Doyle illustrates these points with classroom examples where teachers deliberately delay review, vary question formats, or ask students to explain concepts in their own words before providing feedback. In each case, the temporary increase in effort correlates with deeper, more flexible mastery. The paradox is that making learning feel harder in the moment often makes it more effective in the long run.

Emotion and cognition are not separate tracks in the brain but deeply intertwined systems that co-regulate learning. According to Doyle, when students feel safe, valued, and challenged without threat, their brains are primed for attention and memory consolidation. Conversely, high-stress environments—characterized by unpredictable assessments, public failure, or unclear expectations—trigger defensive responses that narrow focus and impair higher-order thinking.

Effective learning environments therefore incorporate emotional design alongside cognitive design. This includes establishing clear routines, providing timely and specific feedback, fostering peer collaboration, and offering choices that support autonomy. When learners understand the purpose of a task and feel capable of meeting its demands, they are more likely to engage the effortful processing required for deep learning. As Doyle notes, reducing anxiety is not about lowering standards but about aligning those standards with how the brain actually learns.

The principles outlined in The New Science of Learning have significant implications for curriculum planning, instructional design, and assessment policy.
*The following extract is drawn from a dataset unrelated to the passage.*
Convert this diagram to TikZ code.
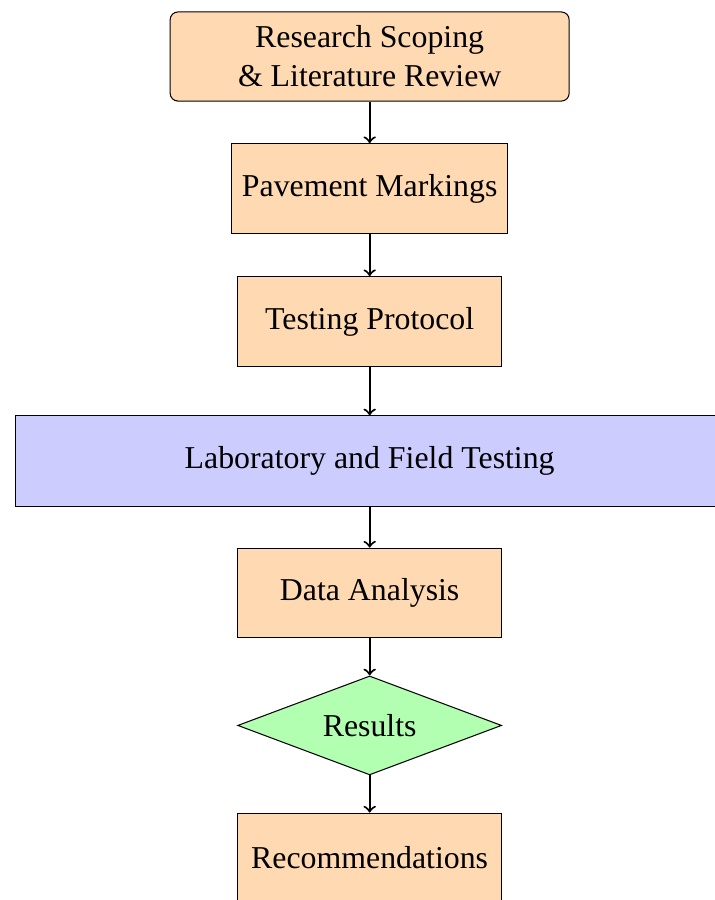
\documentclass[tikz,border=0pt]{standalone}
\usepackage{fontspec}
\setmainfont{Liberation Serif}
\usetikzlibrary{arrows,shapes,backgrounds}

\begin{document}
\begin{tikzpicture}[node distance=50.8pt, font=\fontsize{12.25}{15}\selectfont]
        \tikzstyle{startstep}=[rectangle, rounded corners=3pt, draw=black, fill=orange!30, minimum width=153.6pt, minimum height=34.3pt, align=center]
        \tikzstyle{process}=[rectangle, draw=black, fill=orange!30, minimum width=101.6pt, minimum height=34.5pt, inner sep=4pt]
        \tikzstyle{testing}=[rectangle, draw=black, fill=blue!20, minimum width=273pt, minimum height=34.7pt]
        \tikzstyle{decision}=[diamond, aspect=2.67, draw=black, fill=green!30, minimum width=101.6pt, minimum height=38.1pt, inner sep=1pt]
        \tikzstyle{flow}=[->, thick]
        \useasboundingbox (-142.3pt,21.75pt) rectangle (132.6pt,-324.7pt);
        \begin{scope}
          \node [startstep] (scope) {Research Scoping\\\& Literature Review};
          \node [process] (mark) [below of=scope] {Pavement Markings};
          \node [process] (proto) [below of=mark, node distance=51.2pt] {Testing Protocol};
          \node [testing] (test) [below of=proto, node distance=53.7pt] {Laboratory and Field Testing};
          \node [process] (data) [below of=test] {Data Analysis};
          \node [decision] (res) [below of=data, node distance=51pt] {Results};
          \node [process] (rec) [below of=res, node distance=51pt] {Recommendations};
        \end{scope}
        \draw [flow] (scope) -- (mark);
        \draw [flow] (mark) -- (proto);
        \draw [flow] (proto) -- (test);
        \draw [flow] (test) -- (data);
        \draw [flow] (data) -- (res);
        \draw [flow] (res) -- (rec);
      \end{tikzpicture}
\end{document}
Rather than sequencing content by textbook chapters alone, educators are encouraged to map learning trajectories around cognitive milestones, ensuring that prerequisite skills are consolidated before introducing complex tasks. Assessment shifts from a primarily evaluative role to a developmental one, using low-stakes quizzes, concept maps, and reflective prompts to guide practice rather than merely rank performance.

In professional training contexts, organizations are beginning to apply these insights by spacing leadership development modules, incorporating peer coaching, and embedding real-world problem-solving into the learning flow. The result is a more coherent ecosystem in which formal instruction, on-the-job application, and social learning reinforce one another instead of operating in isolation.

Critics sometimes argue that brain-based learning ideas are either too generic or too complex to implement at scale. However, Doyle counters that the goal is not to apply neuroscience like a technical checklist, but to cultivate a mindset of evidence-informed decision-making in teaching. Simple shifts—such as building in review days, designing assessments that require explanation rather than recognition, or allowing short breaks during intensive sessions—can align practice with how the brain learns.

The broader impact lies in moving the conversation away from blaming students or teachers and toward redesigning learning experiences. When institutions embrace the New Science of Learning, they acknowledge that effortful, emotionally supported, and well-structured experiences are not optional extras but core requirements for meaningful education.

The New Science of Learning challenges deeply held assumptions about how teaching and learning should occur, replacing intuition with insight grounded in cognitive research. By respecting the brain’s capacity and constraints, educators can create conditions in which understanding is not just tested but retained, not just performed but applied. As Doyle’s work demonstrates, the most effective learning environments are those that align human design with the science of how we learn. In doing so, they transform classrooms and workplaces from sites of compliance into engines of durable, meaningful growth.